Comment ne pas se rappeler Çatal Höyük qui est située dans la plaine de Konya, en Anatolie centrale (Turquie)? Il semblerait que selon les archéologues et les anthropologues, se serait dans cette région qu’on aurait commencé la culture des céréales, comme le blé et l’orge. Nous ne sommes pas très loin de la Crimée, pas très éloigné de cette partie du monde si convoitée. Pourquoi j’évoque cet endroit, c’est parce que je suis en train de lire un ouvrage intéressant, qui touche autant l’histoire que la philosophie. Ce qui pourrait se résumer à une question : Pourquoi, nous sommes devenus ce que nous sommes? Les deux auteurs, David Graeber anthropologues et David Wengrow archéologue ont écrit un ouvrage magistrale sur nos évolutions passées, pour arriver à ce que nous sommes. Le titre est un peu déroutant : Au commencement était…, une nouvelle histoire de l’humanité. Cela touche plusieurs civilisations, plusieurs domaines comme l’agriculture, la création d’outils, le tissus social, les religions, le pouvoir, naturellement les guerres, la politique, qui ont affecté aussi bien les Amérindiens d’Amérique du Nord, que certains peuples d’Asie, en passant par le Croissant Fertile, et un bonne partie des peules de l’Europe Centrale. C’est un vaste voyage jusqu’au fond de nos origines, une lourde remise ne question de nos idées reçues, une autre manière de voir le monde, un coup de hache dans nos convictions les plus intimes. J’y reviendrai...parce qu’il faut bien continuer le commencement!

Bonne fin de dimanche Carmilla

Richard St-Laurent

Carmilla Le Golem a dit…

Merci Richard,

Oui, la Crimée, c'est un endroit vraiment beau par ses paysages et son architecture. Mais il faut bien le reconnaître, ça n'a pas grand chose de russe. On se croit plutôt en Turquie et ça relevait d'ailleurs de l'Empire ottoman jusqu'à Catherine II.

Mais la Crimée que j'ai connue était encore peu développée il n'y a avait pas beaucoup de monde.

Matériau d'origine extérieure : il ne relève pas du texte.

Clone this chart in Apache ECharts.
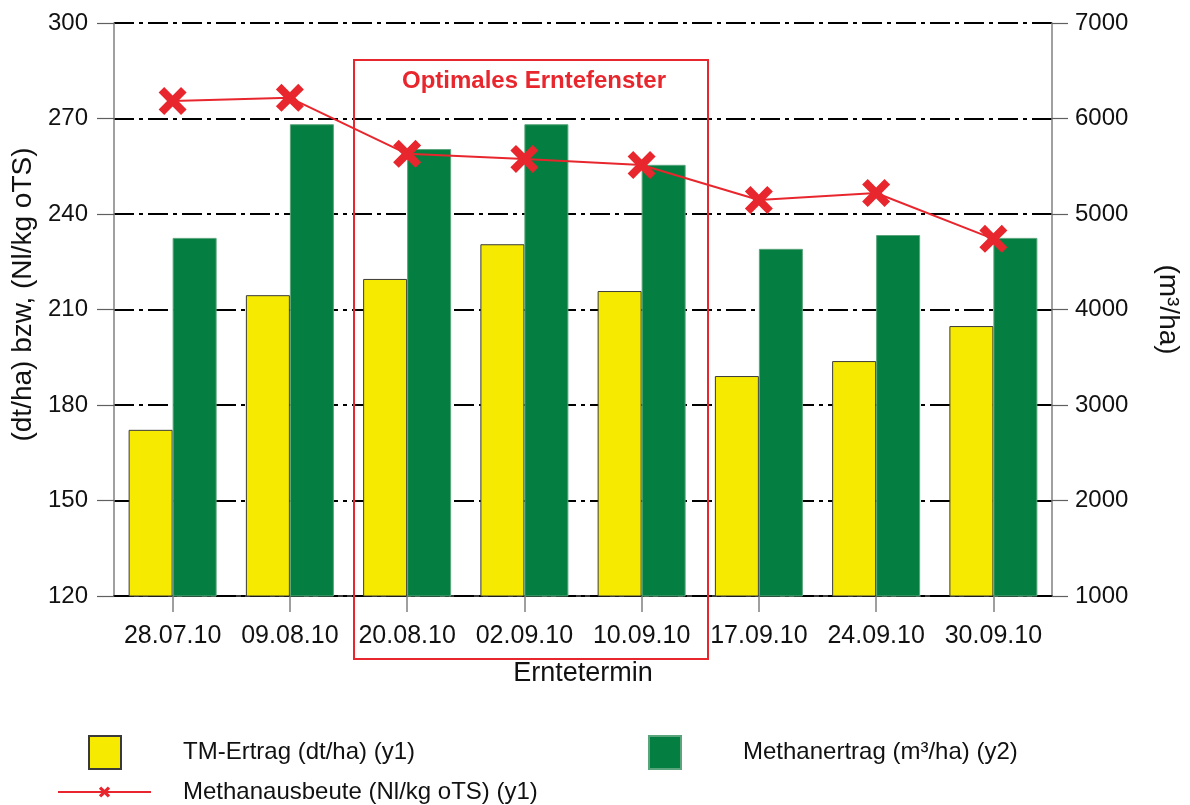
<!DOCTYPE html>
<html>
<head>
<meta charset="utf-8">
<script src="https://cdn.jsdelivr.net/npm/echarts@6/dist/echarts.min.js"></script>
<style>
html,body{margin:0;padding:0;background:#fff;}
#chart{width:1190px;height:805px;}
</style>
</head>
<body>
<div id="chart"></div>
<script>
// ---- data ----
const categories = ['28.07.10','09.08.10','20.08.10','02.09.10','10.09.10','17.09.10','24.09.10','30.09.10'];
const tmErtrag = [172.2, 214.5, 219.6, 230.5, 215.8, 189.1, 193.8, 204.8];          // dt/ha (y1)
const methanErtrag = [4750, 5940, 5680, 5940, 5515, 4635, 4780, 4750];              // m³/ha (y2)
const methanAusbeute = [275.5, 276.5, 258.9, 257.3, 255.4, 244.4, 246.6, 232.2];    // Nl/kg oTS (y1)
const leftTicks = {min: 120, max: 300, interval: 30};
const rightTicks = {min: 1000, max: 7000, interval: 1000};
const seriesNames = ['TM-Ertrag (dt/ha) (y1)', 'Methanertrag (m³/ha) (y2)', 'Methanausbeute (Nl/kg oTS) (y1)'];
const windowLabel = 'Optimales Erntefenster';

const FONT = "'Liberation Sans', Arial, sans-serif";
const RED = '#e8262d';
const YELLOW = '#f5ea00';
const GREEN = '#047f41';
const crossPath = 'path://M0,4 L4,0 L10,6 L16,0 L20,4 L14,10 L20,16 L16,20 L10,14 L4,20 L0,16 L6,10 Z';

const chart = echarts.init(document.getElementById('chart'), null, {renderer: 'canvas'});
const gridDash = {color: '#000', width: 2, type: [20, 5, 4, 5]};

chart.setOption({
  backgroundColor: '#fff',
  animation: false,
  textStyle: {fontFamily: FONT},
  grid: {left: 114, right: 135, top: 23, bottom: 209, containLabel: false},
  xAxis: {
    type: 'category',
    data: categories,
    boundaryGap: true,
    name: 'Erntetermin',
    nameLocation: 'middle',
    nameGap: 64,
    nameTextStyle: {fontSize: 27, color: '#111', fontFamily: FONT},
    axisLine: {show: true, lineStyle: {color: '#000', width: 1.5}},
    axisTick: {show: true, interval: 0, alignWithLabel: true, length: 16, lineStyle: {color: '#808080', width: 1.5}},
    axisLabel: {interval: 0, fontSize: 25, color: '#111', margin: 28, fontFamily: FONT},
    splitLine: {show: false}
  },
  yAxis: [
    {
      type: 'value',
      position: 'left',
      min: leftTicks.min, max: leftTicks.max, interval: leftTicks.interval,
      name: '(dt/ha) bzw, (Nl/kg oTS)',
      nameLocation: 'middle',
      nameRotate: 90,
      nameGap: 67,
      nameTextStyle: {fontSize: 28, color: '#111', fontFamily: FONT, padding: [0, 0, 0, 30]},
      axisLine: {show: true, lineStyle: {color: '#808080', width: 1.5}},
      axisTick: {show: true, length: 17, lineStyle: {color: '#606060', width: 1.2}},
      axisLabel: {fontSize: 24, color: '#111', margin: 26, fontFamily: FONT},
      splitLine: {show: true, lineStyle: gridDash}
    },
    {
      type: 'value',
      position: 'right',
      min: rightTicks.min, max: rightTicks.max, interval: rightTicks.interval,
      name: '(m³/ha)',
      nameLocation: 'middle',
      nameRotate: -90,
      nameGap: 102,
      nameTextStyle: {fontSize: 28, color: '#111', fontFamily: FONT},
      axisLine: {show: true, lineStyle: {color: '#808080', width: 1.5}},
      axisTick: {show: true, length: 16, lineStyle: {color: '#606060', width: 1.2}},
      axisLabel: {fontSize: 24, color: '#111', margin: 23, fontFamily: FONT, formatter: v => String(v)},
      splitLine: {show: false}
    }
  ],
  legend: [
    {
      data: [{name: seriesNames[0], icon: 'rect'}], left: 88, top: 735, padding: 0,
      itemWidth: 32, itemHeight: 33,
      textStyle: {fontSize: 24, color: '#111', fontFamily: FONT, padding: [0, 0, 0, 57]},
      selectedMode: false
    },
    {
      data: [{name: seriesNames[1], icon: 'rect'}], left: 648, top: 735, padding: 0,
      itemWidth: 32, itemHeight: 33,
      textStyle: {fontSize: 24, color: '#111', fontFamily: FONT, padding: [0, 0, 0, 57]},
      selectedMode: false
    },
    {
      data: [seriesNames[2]], left: 57, top: 780, padding: 0,
      itemWidth: 93, itemHeight: 14,
      textStyle: {fontSize: 24, color: '#111', fontFamily: FONT, padding: [0, 0, 0, 27]},
      selectedMode: false
    }
  ],
  series: [
    {
      name: seriesNames[0],
      type: 'bar',
      yAxisIndex: 0,
      data: tmErtrag,
      barWidth: 44,
      barGap: '0%',
      itemStyle: {color: YELLOW, borderColor: '#3a3a3a', borderWidth: 1},
      z: 2
    },
    {
      name: seriesNames[1],
      type: 'bar',
      yAxisIndex: 1,
      data: methanErtrag,
      barWidth: 44,
      barGap: '0%',
      itemStyle: {color: GREEN, borderColor: '#5aa57c', borderWidth: 1},
      z: 2
    },
    {
      name: seriesNames[2],
      type: 'line',
      yAxisIndex: 0,
      data: methanAusbeute,
      symbol: crossPath,
      symbolSize: 28,
      showAllSymbol: true,
      lineStyle: {color: RED, width: 2},
      itemStyle: {color: RED},
      z: 5
    }
  ],
  graphic: [
    {
      type: 'rect',
      shape: {x: 354, y: 60, width: 354, height: 599},
      style: {fill: 'none', stroke: RED, lineWidth: 2},
      z: 10
    },
    {
      type: 'text',
      x: 534, y: 81,
      style: {text: windowLabel, fill: RED, font: "bold 24px 'Liberation Sans', Arial, sans-serif", align: 'center', verticalAlign: 'middle'},
      z: 10
    }
  ]
});
</script>
</body>
</html>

Depuis l'annexion, Poutine l'a vidée de tous les Ukrainiens et a importé massivement des Russes. La population a considérablement augmenté et on a bétonné les villes et la côte pour accueillir les touristes. Je suppose donc que la Crimée est aujourd'hui bien différente de celle que j'ai connue. Mais dès qu'elle sera libérée, je me dépêcherai de m'y rendre.

Effectivement, pour ce qui est de la guerre, on est aujourd'hui dans une situation assez proche de celle du 19ème. En Europe et en Amérique du Nord, on a l'impression d'être en paix. Mais partout ailleurs dans le monde, se développent des guerres aux quelles nous participons plus ou moins directement.

Oui, j'ai entendu parler du bouquin de Graeber et Wengrow. Mais j'hésite encore à le lire. Graeber, je le connais bien, je l'ai lu. Il y a des choses intéressantes chez lui mais il est quand même, à mes yeux, un idéologue. Son bouquin sur la dette, par exemple, je n'adhère pas. Il a tendance à partir d'une "grande idée" et à sélectionner puis enchaîner les éléments pour les besoins de sa démonstration. Mais je vais quand même examiner de plus près les thèses de son dernier bouquin.